福島編(6) 磐城塙→白河関→南湖→白河市 52.3km
磐城塙から白河市までの45kmほどの道は、さしたるアップダウンもなく気楽に走行できるコースである。
白河といえば、一番有名なのは「白河の関」なので、寄ってみた。
白河の関は、「ここから先は東北ですよ。覚悟して行ってください」との意味を持つ、かつての交通の要所だったので、地形的に、そのような地域を隔てる特異な形態を持っている場所かと思っていたが、たんなる平地であった。
歌枕でもある白河の関は、能因法師が秋風を読んだ歌「秋風ぞ吹く白河の関」が特に有名。そして、私が訪れた日も爽やかな秋風が吹いているのであった。
続いて白河市の名物「南湖公園」の翆楽苑に行き、紅葉を鑑賞。
今がちょうど旬であった。
南湖公園は白河藩主松平定信が藩の庶民のために造成した公園である。
歴史では無能な政治家の典型として扱われる定信も、地方ではいいことをしていたのであり、じっさいに白河では今でも定信は名君と評価されている。
翆楽苑では、紅葉の時期にライトアップが行われているので、日が暮れたのちまた訪れてみた。
昼の錦絵のような紅葉群もいいが、夜の闇にスポットライトを浴びて浮かび上がる紅葉は、それとは違う凄絶な美しさを感じる。
白河城は東北三名城のうちの一つに数えられる、白河市のシンボルのような城である。
ここに寄ってみたら、…石垣が崩れてしまっていて、立ち入り禁止となっていた。
もちろん東北大震災による被害なわけだが、本格的に築城されてから400年ほどが経ち、地震の多い東北でもその地震に耐えて来た石垣が、今回の震災でもろくも崩れ落ちてしまったわけで、先の震災がいかに桁外れの規模のものだったかが分かる。
夕食は、ホテル近くを散策し「仁すし」という寿司屋が美味そうな雰囲気があったので、そこにしてみた。

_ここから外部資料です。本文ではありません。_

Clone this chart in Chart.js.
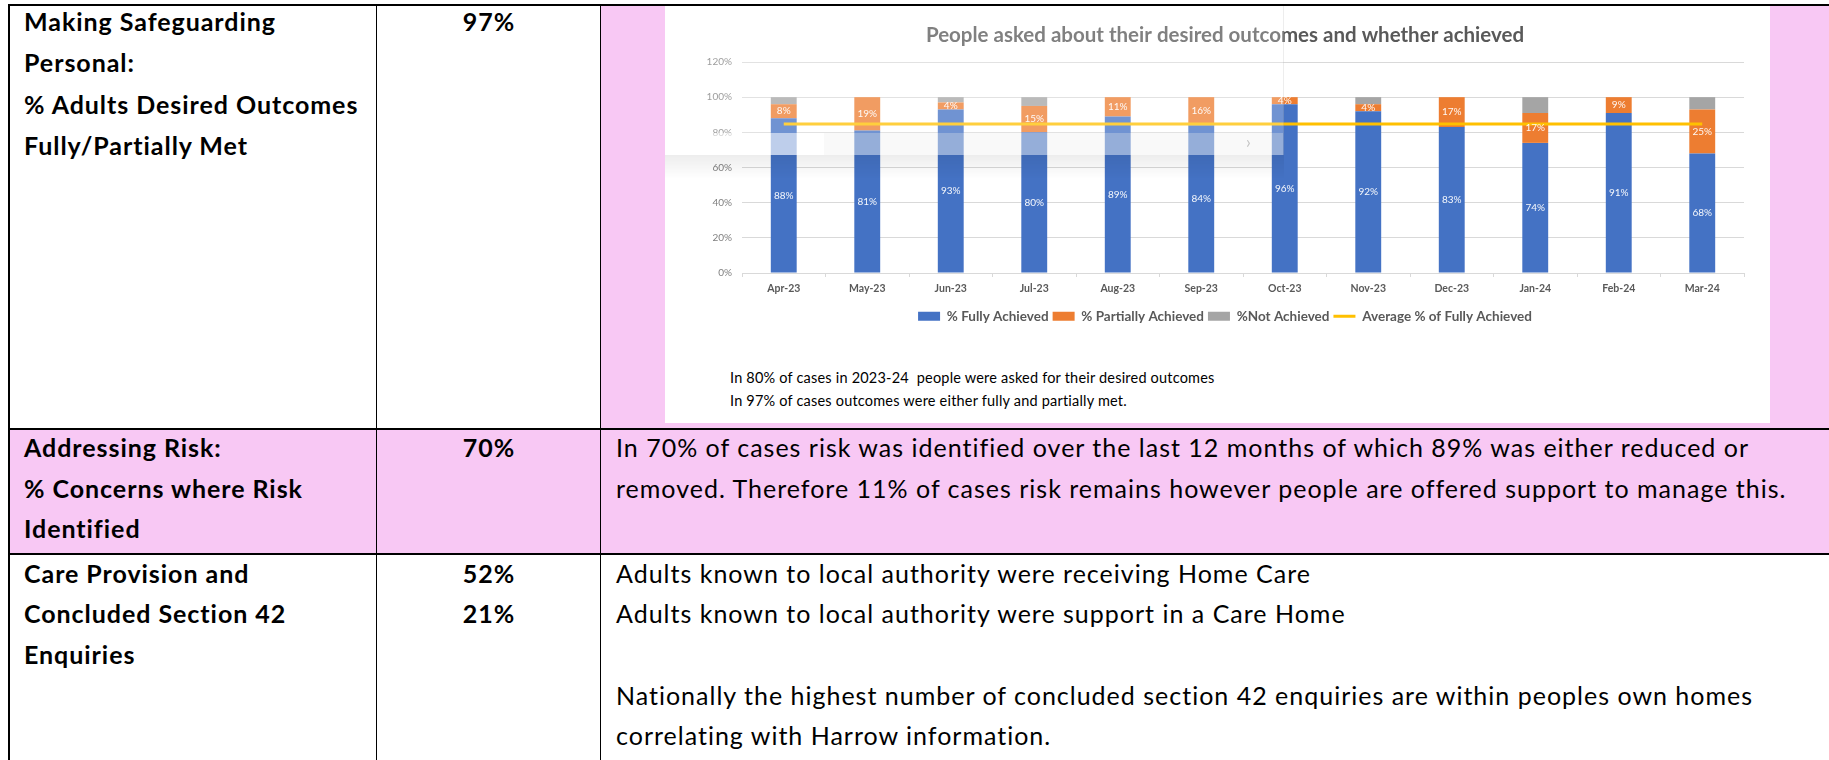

もう秋も深まり松茸のシーズンとなっているので、今年の初土瓶蒸しを頼む。
この店の土瓶蒸しは炭火コンロ付きという珍しいスタイル。たしかにこっちのほうがさめないので、熱々の土瓶蒸しが楽しめる。
メロウとは銀ムツとのこと。
上品な旨みと、ホクホクした食感がまたよろしい。
肴もなかなかのものであったが、鮨の素材がしっかりしていて驚いた。
白河市は内陸部なのに、下手な近海部の寿司店よりよほどレベルが上である。
マグロなどは、生の本マグロが出てきたくらいのものだ。
白河市、たいしたものである。
明日はまたハードな峠越えがあるので、本日はさらりと切り上げる予定だったが、料理が美味いのと、ついつい店主と話が長引いたついでビール1本、酒5合飲んで、最後の客になってしまった。
…東北では地震の体験とその後の苦労の話については、無尽蔵にあり、ずっと聞いているときりがないので、適当なところで切り上げさせてもらったけど、今一番困っているのはやはり風評被害とのこと。
白河市は東京から高速道路で直結しているので、ゴルフに来る客が多かったのに、白河市が福島県にあるという理由だけで忌避されるようになってしまい、ゴルフ場も飲食店も客が激減してしまって大変とのこと。
福島の今の惨状の原因については、悪いのはまずは天災であり、そして次が東京電力であろうが、それでも原発近傍ならいざしらず、健康被害など出るはずもない線量の地域まで対象とした「福島は危険だ」というデマもまた、それらに負けず劣らずに困ったものである。
そんなデマが堂々と流されて福島の経済にダメージを与えている現況は、国をあげての福島イジメにしか私には思えんですわ。